GREEN BAY – NEW Water is proud to partner with the National Aeronautics and Space Administration on an international effort to advance scientific knowledge of cyanobacteria, also known as blue-green algae.
NEW Water was invited to join the team with NASA on the AERONET-OC initiative due to its well-established Aquatic Monitoring Program and continued dedication to protecting water. The team also includes the University of Wisconsin-Madison, and the Wisconsin Department of Natural Resources. The AERONET-OC instrument referred to as the SeaPRISM is a well-calibrated device which records water color in the Bay to enhance water quality products derived from a suite of satellite missions launched and operated by NASA, the United States Geological Survey (USGS), and the European Space Agency (ESA).

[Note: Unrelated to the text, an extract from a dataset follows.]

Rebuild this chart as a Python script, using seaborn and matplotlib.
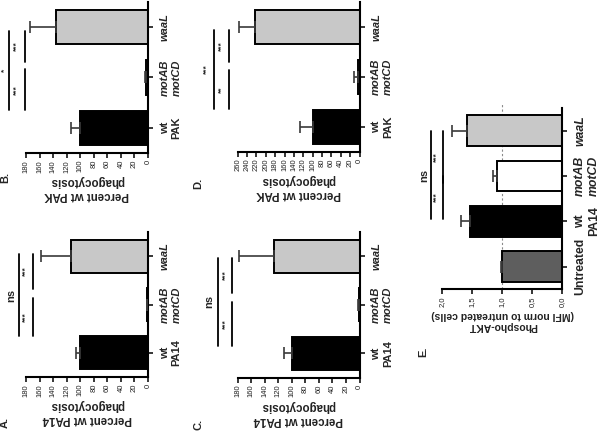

“We’re very excited to have strong partners and collaborators to help improve our satellite-derived water quality products complementing field monitoring activities,” said NASA Principal Investigator, Dr. Nima Pahlevan. “Partners on the ground are vital in order to ‘ground truth’ the water color measured from our satellites with what is collected at the surface of a body of water.”
Green Bay is one of three U.S. freshwater bodies selected for recent deployments of the SeaPRISM supported by the Landsat project science office. Lake Okeechobee in Florida and Grizzly Bay in California were also selected – all three spots suffer from cyanobacteria blooms. Cyanobacteria can produce toxins that can be harmful to humans and animals. Studies show that Green Bay is plagued with these toxins; see the white paper on an ongoing joint study on cyanotoxins.
“NEW Water is honored to join NASA to help advance the scientific understanding of water,” said Thomas Sigmund, P.E., Executive Director of NEW Water. “This program incorporates collaboration and innovation: Both are needed to solve the complex water issues of our era.”
The SeaPRISM, which stands for “Photometer Revision for Incident Surface Measurements,” is mounted on a pole in open water in the Bay, at one of NEW Water’s regular monitoring locations where data including nutrients, chlorophyll-a, and turbidity are collected. This makes Green Bay a unique site where both color measurements and water quality data are available.
Cyanobacteria has been detected in lower Green Bay for decades. Many organizations are working to solve pollution problems leading to cyanobacteria and algal blooms, which are causing a “dead zone” in the Bay. NEW Water works with many regional partners in the watershed to achieve healthier waters. One longtime collaborator in water is Dr. Kevin Fermanich from the University of Wisconsin-Green Bay and the University of Wisconsin-Madison Division of Extension.
“What happens on the land directly impacts water quality,” said Dr. Fermanich. “Our work in the watershed actively addresses the runoff issues that lead to water problems in the Bay. Through strategic partnerships, we will be able to achieve healthier waters for the community to enjoy.”